Nice pencil, shame about the rubber—oh yes, erasers are called rubbers in England; a fact which caused my teenage daughter (see above), no end of embarrassment in her first Canadian high school art lesson.

The Uni Kuru Toga mechanical pencil, as reviewed here, is a solid, well-made, mechanical pencil, with a great feature in the lead-rotating mechanism. The eraser however, is a serious weak-point, which means that, when I leave the office and carry a pencil with me, it’s never the Kuru Toga. Shame, because otherwise, I love it.

Well-made and nice features are certainly enough for me to buy this pencil, but not enough for it to be anything other than desk-bound unfortunately, and that means that as much as I like it, and as good as it is, I’ll probably not buy another one.

 

 

 

 

2 thoughts on “Uni Kuru Toga Mechanical Pencil

  1. Similar story from my Australian born grandmother when she emigrated from Australia to the USA in the 1960’s. She went to a store seeking tape to seal up a package and asked for “Durex”; the young man at the counter thought she wanted “family planning” items… 😀

    I’m enjoying your blog! I’ve collected fountain pens for years, but kind of put them away while my children were young. We’re all older now, and I’m finding time to write a blog of my own, and now I want to polish off my pen collection.

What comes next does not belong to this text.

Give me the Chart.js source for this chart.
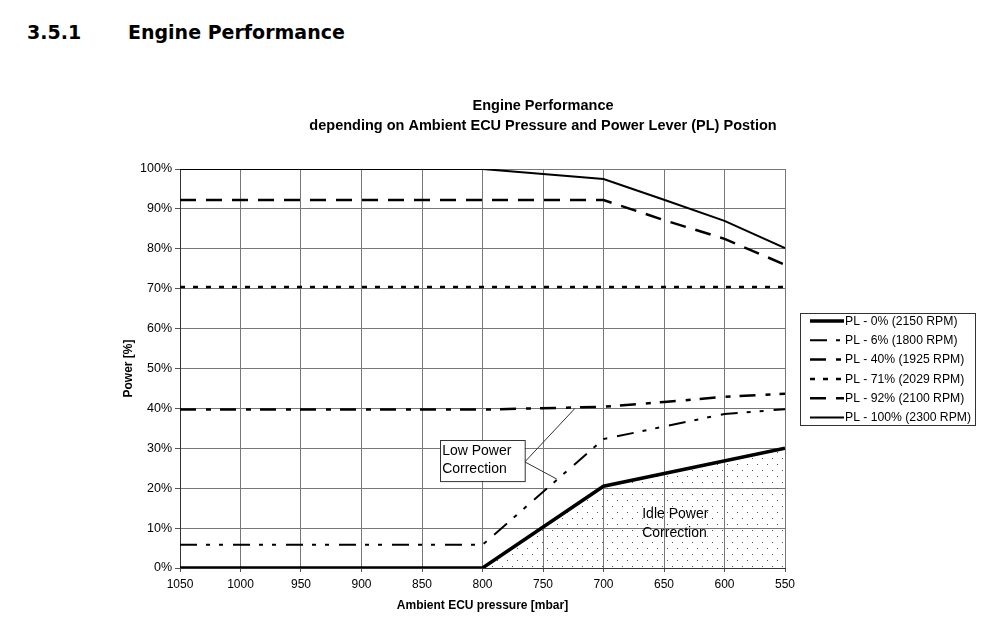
<!DOCTYPE html>
<html>
<head>
<meta charset="utf-8">
<script src="https://cdn.jsdelivr.net/npm/chart.js@4.4.0/dist/chart.umd.min.js"></script>
<style>
  html, body { margin: 0; padding: 0; background: #fff; }
  body { width: 1000px; height: 627px; position: relative; overflow: hidden; }
  .hdr { position: absolute; top: 21px; font: bold 19px 'DejaVu Sans', Verdana, sans-serif; color: #000; }
  #wrap { position: absolute; left: 100px; top: 0; width: 886px; height: 627px; }
</style>
</head>
<body>
<span class="hdr" style="left:27px">3.5.1</span>
<span class="hdr" style="left:128px">Engine Performance</span>
<div id="wrap"><canvas id="enginePerf" width="886" height="627"></canvas></div>

<script>
  // ambient pressure [mbar] / power [%] per power lever position
  const pl0X = [1050, 800, 700, 550];
  const pl0Y = [0, 0, 20.5, 30];
  const pl6X = [1050, 800, 700, 600, 550];
  const pl6Y = [5.8, 5.8, 32.3, 38.6, 39.8];
  const pl40X = [1050, 800, 700, 650, 600, 550];
  const pl40Y = [39.7, 39.7, 40.4, 41.6, 42.9, 43.7];
  const pl71X = [1050, 550];
  const pl71Y = [70.4, 70.4];
  const pl92X = [1050, 700, 650, 600, 550];
  const pl92Y = [92.2, 92.2, 87.2, 82.5, 76.0];
  const pl100X = [1050, 800, 700, 650, 600, 550];
  const pl100Y = [100, 100, 97.5, 92.3, 87.0, 80.2];

  const seriesLabels = ['PL - 0% (2150 RPM)', 'PL - 6% (1800 RPM)', 'PL - 40% (1925 RPM)',
    'PL - 71% (2029 RPM)', 'PL - 92% (2100 RPM)', 'PL - 100% (2300 RPM)'];

  const pts = (xs, ys) => xs.map((x, i) => ({ x: x, y: ys[i] }));

  // dotted fill for the idle power area
  const pat = document.createElement('canvas');
  pat.width = 10; pat.height = 12;
  const pctx = pat.getContext('2d');
  pctx.fillStyle = '#555';
  pctx.fillRect(2, 2, 1, 1);
  pctx.fillRect(7, 8, 1, 1);
  const ctx = document.getElementById('enginePerf').getContext('2d');
  const dots = ctx.createPattern(pat, 'repeat');

  Chart.defaults.font.family = "'Liberation Sans', Arial, sans-serif";
  Chart.defaults.color = '#000';

  // legend box + text notes
  const notes = {
    id: 'notes',
    afterDatasetsDraw(chart) {
      const c = chart.ctx, x = chart.scales.x, y = chart.scales.y;
      c.save();
      // Low Power Correction
      const bx1 = x.getPixelForValue(835), bx2 = x.getPixelForValue(765);
      const by1 = y.getPixelForValue(32.1), by2 = y.getPixelForValue(21.8);
      c.strokeStyle = '#333'; c.lineWidth = 1;
      c.beginPath();
      c.moveTo(bx2, y.getPixelForValue(26.6));
      c.lineTo(x.getPixelForValue(723.6), y.getPixelForValue(40.0));
      c.moveTo(bx2, y.getPixelForValue(26.6));
      c.lineTo(x.getPixelForValue(738.7), y.getPixelForValue(22.3));
      c.stroke();
      c.fillStyle = '#fff';
      c.fillRect(bx1, by1, bx2 - bx1, by2 - by1);
      c.strokeRect(Math.round(bx1) + 0.5, Math.round(by1) + 0.5, bx2 - bx1, by2 - by1);
      c.fillStyle = '#000';
      c.font = "14px 'Liberation Sans', Arial, sans-serif";
      c.textBaseline = 'middle';
      c.textAlign = 'left';
      c.fillText('Low Power', bx1 + 2, by1 + 11);
      c.fillText('Correction', bx1 + 2, by1 + 29);
      // Idle Power Correction
      const ix = x.getPixelForValue(668);
      c.fillText('Idle Power', ix, y.getPixelForValue(13.5));
      c.fillText('Correction', ix, y.getPixelForValue(8.8));
      c.restore();
    },
    afterDraw(chart) {
      const c = chart.ctx;
      c.save();
      c.strokeStyle = '#333'; c.lineWidth = 1;
      c.strokeRect(700.5, 313.5, 175, 112);
      c.font = "12.2px 'Liberation Sans', Arial, sans-serif";
      c.textBaseline = 'middle';
      c.fillStyle = '#000';
      chart.data.datasets.forEach((ds, i) => {
        const ly = 321 + i * 19.3;
        c.setLineDash(ds.borderDash || []);
        c.lineWidth = ds.borderWidth;
        c.strokeStyle = '#000';
        c.beginPath();
        c.moveTo(710, ly); c.lineTo(744, ly);
        c.stroke();
        c.fillText(ds.label, 745, ly + 0.5);
      });
      c.restore();
    }
  };

  new Chart(ctx, {
    type: 'line',
    data: {
      datasets: [
        { label: seriesLabels[0], data: pts(pl0X, pl0Y), borderWidth: 3.5, fill: 'origin', backgroundColor: dots },
        { label: seriesLabels[1], data: pts(pl6X, pl6Y), borderWidth: 2, borderDash: [17, 9, 4, 9, 4, 10] },
        { label: seriesLabels[2], data: pts(pl40X, pl40Y), borderWidth: 2.5, borderDash: [16, 10, 5, 9] },
        { label: seriesLabels[3], data: pts(pl71X, pl71Y), borderWidth: 2.5, borderDash: [5, 8] },
        { label: seriesLabels[4], data: pts(pl92X, pl92Y), borderWidth: 2.5, borderDash: [16, 10] },
        { label: seriesLabels[5], data: pts(pl100X, pl100Y), borderWidth: 2 }
      ]
    },
    options: {
      responsive: false,
      animation: false,
      borderColor: '#000',
      elements: {
        line: { borderColor: '#000', tension: 0, borderCapStyle: 'butt' },
        point: { radius: 0, hoverRadius: 0 }
      },
      plugins: {
        legend: { display: false },
        tooltip: { enabled: false },
        title: {
          display: true,
          text: ['Engine Performance', 'depending on Ambient ECU Pressure and Power Lever (PL) Postion'],
          font: { size: 14.5, weight: 'bold', lineHeight: '20px' },
          padding: { top: 96, bottom: 33 },
          color: '#000'
        }
      },
      scales: {
        x: {
          type: 'linear',
          min: 550, max: 1050, reverse: true,
          ticks: { stepSize: 50, callback: v => String(v), font: { size: 12 }, padding: 5, color: '#000' },
          grid: { color: '#777', tickLength: 4, tickColor: '#555' },
          border: { color: '#333' },
          title: { display: true, text: 'Ambient ECU pressure [mbar]', font: { size: 12, weight: 'bold' }, padding: { top: 4, bottom: 14 }, color: '#000' },
          afterFit(s) { s.height = 59; }
        },
        y: {
          min: 0, max: 100,
          ticks: { stepSize: 10, callback: v => v + '%', font: { size: 12.5 }, padding: 3, color: '#000' },
          grid: { color: '#777', tickLength: 5, tickColor: '#555' },
          border: { color: '#333' },
          title: { display: true, text: 'Power [%]', font: { size: 12, weight: 'bold' }, padding: { top: 21, bottom: 4 }, color: '#000' },
          afterFit(s) { s.width = 80; }
        },
        side: {
          position: 'right',
          display: true,
          grid: { display: false },
          ticks: { display: false },
          border: { display: false },
          afterFit(s) { s.width = 201; }
        }
      }
    },
    plugins: [notes]
  });
</script>
</body>
</html>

    There’s nothing quite like pen and paper, is there? 🙂

    Like

    1. Thank you for your nice words, it’s great to get comments, and know somebody’s reading your stuff.

      Like your grandmother’s story, we have had so many linguistic slip-ups, you just wouldn’t believe… “two nations divided by the same language”.

      You’re right about the pen and paper, I’ve been in science and technology for so many years, and wrote by hand so little. Then I went back to grad’ school, and found myself taking notes again. Fountain pens, ink, nice paper and journals helped keep me enthusiastic.

      Dust off your pens! Enjoy them! I’ve even given some to my 12-year-old, she loves them.

      Maybe one day I’ll be brave enough to give her bottled ink… but not yet, not while she’s still got a cream-colored carpet in her bedroom.